- [REQUEST]: In the entries below, print exactly the lines from the first through the one with "190, 195, 200]", both included, and none of the pictures.
Begin
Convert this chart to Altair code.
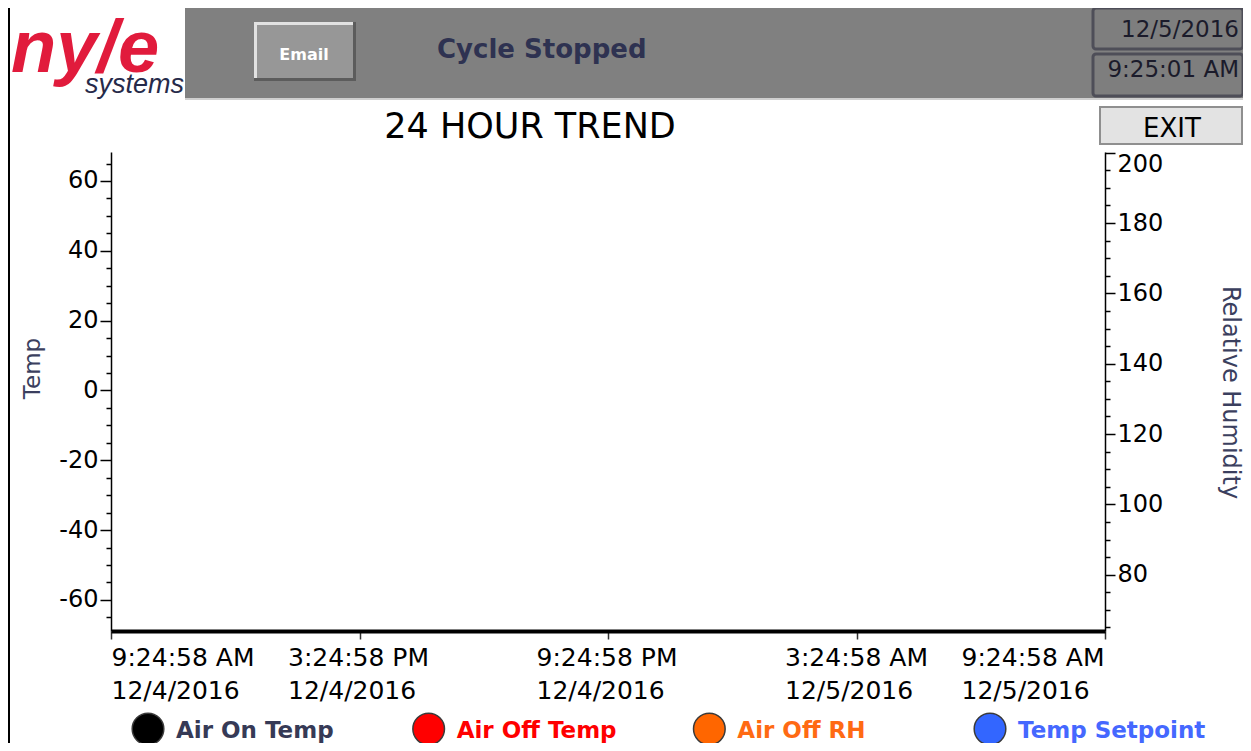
import altair as alt
import pandas as pd

# ---------------- data ----------------
series_names = ["Air On Temp", "Air Off Temp", "Air Off RH", "Temp Setpoint"]
series_colors = ["#000000", "#ff0000", "#ff6600", "#3366ff"]
legend_text_colors = ["#363a56", "#ff0000", "#ff6a13", "#4568ff"]
temp_series = ["Air On Temp", "Air Off Temp", "Temp Setpoint"]
rh_series = ["Air Off RH"]

# samples in the 24 hour window: the trend is empty (cycle stopped)
air_on_temp_times, air_on_temp_values = [], []
air_off_temp_times, air_off_temp_values = [], []
air_off_rh_times, air_off_rh_values = [], []
temp_setpoint_times, temp_setpoint_values = [], []

time_domain = ["2016-12-04 09:24:58", "2016-12-05 09:24:58"]
time_ticks = ["2016-12-04 09:24:58", "2016-12-04 15:24:58", "2016-12-04 21:24:58",
              "2016-12-05 03:24:58", "2016-12-05 09:24:58"]

temp_domain = [-68.9, 68.3]
temp_labels = [-60, -40, -20, 0, 20, 40, 60]
temp_ticks = [-65, -60, -55, -50, -45, -40, -35, -30, -25, -20, -15, -10, -5, 0,
              5, 10, 15, 20, 25, 30, 35, 40, 45, 50, 55, 60, 65]

rh_domain = [64, 200.2]
rh_labels = [80, 100, 120, 140, 160, 180, 200]
rh_ticks = [65, 70, 75, 80, 85, 90, 95, 100, 105, 110, 115, 120, 125, 130, 135,
            140, 145, 150, 155, 160, 165, 170, 175, 180, 185, 190, 195, 200]

chart_title = "24 HOUR TREND"
temp_axis_title = "Temp"
rh_axis_title = "Relative Humidity"
status_text = "Cycle Stopped"
clock_date = "12/5/2016"
clock_time = "9:25:01 AM"
email_button = "Email"
exit_button = "EXIT"
logo_main = "ny/e"
logo_sub = "systems"

# ---------------- layout (page pixels) ----------------
X0, Y0 = 111, 152          # plot-area origin on the page
PW, PH = 994, 479          # plot-area size
RIGHT, BOTTOM = 1243, 743  # page extent the chart may draw into
FONT = "DejaVu Sans"


def dt(s):
    t = pd.Timestamp(s)
    return alt.DateTime(year=t.year, month=t.month, date=t.day, hours=t.hour,
                        minutes=t.minute, seconds=t.second, utc=True)


ONE = pd.DataFrame({"k": [0]})


def rect(x1, y1, x2, y2, **kw):
    return alt.Chart(ONE).mark_rect(**kw).encode(
        x=alt.value(x1 - X0), x2=alt.value(x2 - X0),
        y=alt.value(y1 - Y0), y2=alt.value(y2 - Y0))


def label(txt, x, y, **kw):
    kw.setdefault("baseline", "alphabetic")
    return alt.Chart(pd.DataFrame({"t": [txt]})).mark_text(**kw).encode(
        x=alt.value(x - X0), y=alt.value(y - Y0), text="t:N")


def series_frame(names, times_list, values_list):
    rows = []
    for n, ts, vs in zip(names, times_list, values_list):
        for t, v in zip(ts, vs):
            rows.append({"time": t, "value": v, "series": n})
    return pd.DataFrame(rows, columns=["time", "value", "series"])


temp_df = series_frame(temp_series,
                       [air_on_temp_times, air_off_temp_times, temp_setpoint_times],
                       [air_on_temp_values, air_off_temp_values, temp_setpoint_values])
rh_df = series_frame(rh_series, [air_off_rh_times], [air_off_rh_values])

color_scale = alt.Scale(domain=series_names, range=series_colors)
x_scale = alt.Scale(type="utc", domain=[dt(s) for s in time_domain])

x_axis = alt.Axis(
    values=[dt(s) for s in time_ticks],
    labelExpr="[utcFormat(datum.value, '%-I:%M:%S %p'), utcFormat(datum.value, '%-m/%-d/%Y')]",
    labelAlign="left",
    labelOffset={"condition": [{"test": "datum.index < 0.01", "value": 0},
                               {"test": "datum.index > 0.99", "value": -144}],
                 "value": -72},
    labelOverlap=False, labelFlush=False,
    labelFont=FONT, labelFontSize=25, labelColor="black",
    labelLineHeight=33, labelBaseline="top", labelPadding=6,
    tickSize=8, tickColor="#333333", tickWidth=1.5,
    domainColor="black", domainWidth=4, grid=False, title=None)

label_expr = "datum.value % 20 === 0 ? toString(datum.value) : ''"

temp_axis = alt.Axis(
    orient="left", values=temp_ticks, labelExpr=label_expr, labelOverlap=False,
    tickSize={"condition": {"test": "datum.value % 20 === 0", "value": 11}, "value": 5},
    tickColor="black", tickWidth=1.5, domainColor="black", domainWidth=1.5,
    labelFont=FONT, labelFontSize=24, labelColor="black", labelPadding=2,
    grid=False, title=temp_axis_title, titleFont=FONT, titleFontSize=23,
    titleFontWeight="normal", titleColor="#3b3f5e", titleAngle=-90,
    titleX=32 - X0, titleY=368 - Y0, titleBaseline="middle", titleAlign="center")

rh_axis = alt.Axis(
    orient="right", values=rh_ticks, labelExpr=label_expr,
    labelOverlap=False, labelFlush=True,
    tickSize={"condition": {"test": "datum.value % 20 === 0", "value": 10}, "value": 5},
    tickColor="black", tickWidth=1.5, domainColor="black", domainWidth=1.5,
    labelFont=FONT, labelFontSize=24, labelColor="black", labelPadding=2,
    grid=False, title=rh_axis_title, titleFont=FONT, titleFontSize=24,
    titleFontWeight="normal", titleColor="#3b3f5e", titleAngle=90,
    titleX=1229 - (X0 + PW), titleY=392 - Y0, titleBaseline="middle", titleAlign="center")

temp_lines = alt.Chart(temp_df).mark_line(strokeWidth=2).encode(
    x=alt.X("time:T", scale=x_scale, axis=x_axis),
    y=alt.Y("value:Q", scale=alt.Scale(domain=temp_domain, nice=False, zero=False), axis=temp_axis),
    color=alt.Color("series:N", scale=color_scale, legend=None))

rh_lines = alt.Chart(rh_df).mark_line(strokeWidth=2).encode(
    x=alt.X("time:T", scale=x_scale, axis=None),
    y=alt.Y("value:Q", scale=alt.Scale(domain=rh_domain, nice=False, zero=False), axis=rh_axis),
    color=alt.Color("series:N", scale=color_scale, legend=None))

# ---------------- legend (bottom row) ----------------
legend_df = pd.DataFrame({"series": series_names, "fill": series_colors,
                          "textc": legend_text_colors})
legend_x = alt.X("series:N", axis=None,
                 scale=alt.Scale(type="point", domain=series_names,
                                 range=[148 - X0, 990 - X0], padding=0))
legend_dots = alt.Chart(legend_df).mark_point(
    shape="circle", filled=True, size=1000, stroke="#3a3a3a", strokeWidth=1.5, opacity=1
).encode(x=legend_x, y=alt.value(729 - Y0), fill=alt.Fill("fill:N", scale=None))
legend_text = alt.Chart(legend_df).mark_text(
    align="left", baseline="middle", dx=28, font=FONT, fontSize=23, fontWeight="bold"
).encode(x=legend_x, y=alt.value(731 - Y0), text="series:N",
         color=alt.Color("textc:N", scale=None))

# ---------------- header / frame ----------------
deco = [
    rect(185, 5, RIGHT, 98, color="#808080"),
    rect(185, 98, RIGHT, 100, color="#cfcfcf"),
    rect(254, 22, 356, 81, color="#5c5c5c"),
    rect(254, 22, 353, 78, color="#e2e2e2"),
    rect(257, 25, 353, 78, color="#979797"),
    label(email_button, 304, 60, font=FONT, fontSize=16, fontWeight="bold",
          color="white", align="center"),
    label(status_text, 437, 58, font=FONT, fontSize=26, fontWeight="bold",
          color="#2e3251", align="left"),
    rect(1093, 8, RIGHT, 49, color="#7e7e7e", stroke="#4e4e58", strokeWidth=3, cornerRadius=3),
    rect(1093, 54, RIGHT, 96, color="#7e7e7e", stroke="#4e4e58", strokeWidth=3, cornerRadius=3),
    label(clock_date, RIGHT - 4, 37, font=FONT, fontSize=23, color="#1b1b2b", align="right"),
    label(clock_time, RIGHT - 4, 77, font=FONT, fontSize=23, color="#1b1b2b", align="right"),
    rect(1100, 107, RIGHT - 1, 144, color="#e3e3e3", stroke="#8f8f8f", strokeWidth=2),
    label(exit_button, 1172, 137, font=FONT, fontSize=26, color="black", align="center"),
    label(logo_main, 11, 72, font="Liberation Sans", fontSize=74, fontStyle="italic",
          fontWeight="bold", color="#e11b3c", align="left"),
    label(logo_sub, 184, 93, font="Liberation Sans", fontSize=27, fontStyle="italic",
          color="#262a4a", align="right"),
    label(chart_title, 530, 138, font=FONT, fontSize=35, color="black", align="center"),
    alt.Chart(ONE).mark_rule(color="black", strokeWidth=2).encode(
        x=alt.value(9 - X0), y=alt.value(8 - Y0), y2=alt.value(BOTTOM - Y0)),
]

chart = alt.layer(*deco, temp_lines, rh_lines, legend_dots, legend_text).resolve_scale(
    x="independent", y="independent", color="independent", fill="independent"
).properties(
    width=PW, height=PH,
    padding={"left": X0 - 8, "top": Y0 - 8,
             "right": RIGHT - X0 - PW, "bottom": BOTTOM - Y0 - PH},
    autosize=alt.AutoSizeParams(type="none"),
    background="white",
).configure_view(stroke=None)

chart.save("out.html", embed_options={"renderer": "svg", "actions": False})
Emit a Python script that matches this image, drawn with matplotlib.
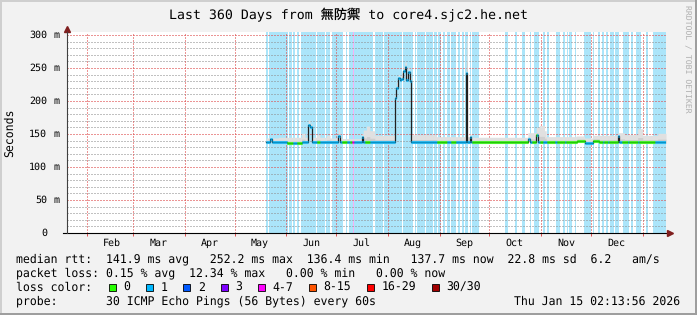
End
- [EXERCISE SOLUTION]:
Convert this chart to Altair code.
import altair as alt
import pandas as pd

# ---------------- data ----------------
series_names = ["Air On Temp", "Air Off Temp", "Air Off RH", "Temp Setpoint"]
series_colors = ["#000000", "#ff0000", "#ff6600", "#3366ff"]
legend_text_colors = ["#363a56", "#ff0000", "#ff6a13", "#4568ff"]
temp_series = ["Air On Temp", "Air Off Temp", "Temp Setpoint"]
rh_series = ["Air Off RH"]

# samples in the 24 hour window: the trend is empty (cycle stopped)
air_on_temp_times, air_on_temp_values = [], []
air_off_temp_times, air_off_temp_values = [], []
air_off_rh_times, air_off_rh_values = [], []
temp_setpoint_times, temp_setpoint_values = [], []

time_domain = ["2016-12-04 09:24:58", "2016-12-05 09:24:58"]
time_ticks = ["2016-12-04 09:24:58", "2016-12-04 15:24:58", "2016-12-04 21:24:58",
              "2016-12-05 03:24:58", "2016-12-05 09:24:58"]

temp_domain = [-68.9, 68.3]
temp_labels = [-60, -40, -20, 0, 20, 40, 60]
temp_ticks = [-65, -60, -55, -50, -45, -40, -35, -30, -25, -20, -15, -10, -5, 0,
              5, 10, 15, 20, 25, 30, 35, 40, 45, 50, 55, 60, 65]

rh_domain = [64, 200.2]
rh_labels = [80, 100, 120, 140, 160, 180, 200]
rh_ticks = [65, 70, 75, 80, 85, 90, 95, 100, 105, 110, 115, 120, 125, 130, 135,
            140, 145, 150, 155, 160, 165, 170, 175, 180, 185, 190, 195, 200]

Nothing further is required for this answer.